Spielfogel said that after he provided Malinski with another hat they went to the Citadel Club where Malinski talked over the crime which had been committed. He said that he met the defendant Rudish in Manhattan at about 9 o'clock and that they picked up Beitler on Houston Street and then drove to Coney Island. They visited a restaurant and then placed the automobile in position near the bank. Beitler stayed on the corner and gave Malinski a signal when the manager and the police officer were approaching. The shooting then occurred. They abandoned the automobile after going a few blocks and Beitler and Malinski took first one cab and then another back to Manhattan. Beitler then told Malinski to go to the club with the money while he went to the store of his aunt and disposed of the guns which had been used. Rudish was to come by train and when all three finally arrived at the club the money was divided. There was a dispute there, at the time of the division of the money, as to the conduct of the robbery, Malinski insisting to Spielfogel that he had done all that he was supposed to do as planned beforehand; that Beitler was supposed to take the money while he (Malinski) ‘took the cop’, whereas Rudish and Beitler were insisting that it had been arranged for Malinski to take the money.

In the course of that conversation as detailed by Spielfogel from the witness stand, Malinski said that he had used the ‘pieces' which Red Tiplet had taken from a locker uptown and he identified them as two .38 calibre pistols and two of .45 calibre and that he and Beitler had each fired two shots.

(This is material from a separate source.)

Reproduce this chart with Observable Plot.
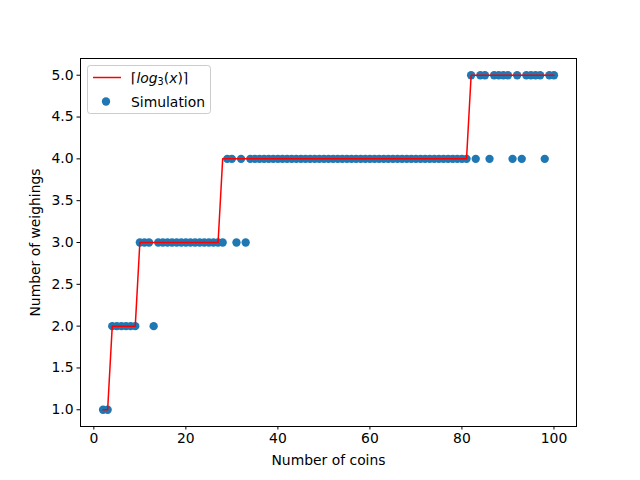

Digressing for a moment and bearing in mind that this story was told by Spielfogel in October of 1942 (he was brought to the city from Sing Sing on October 15, 1942), nearly twenty months after the commission of the crime, it is interesting to note that the District Attorney brought to the trial one Simon Eisler who, at the time of the trial, was a corporal in the United States Army stationed at Tacoma in the State of Washington and who had never been convicted of any crime nor charged with any crime. The testimony of that man as distinguished from that of the convicts who gave testimony against Malinski undoubtedly had great weight with the jury and was very damaging to Malinski. Eisler's nickname was Red Tiplet (a red pigeon). When he gave his testimony he had been in the Army since ...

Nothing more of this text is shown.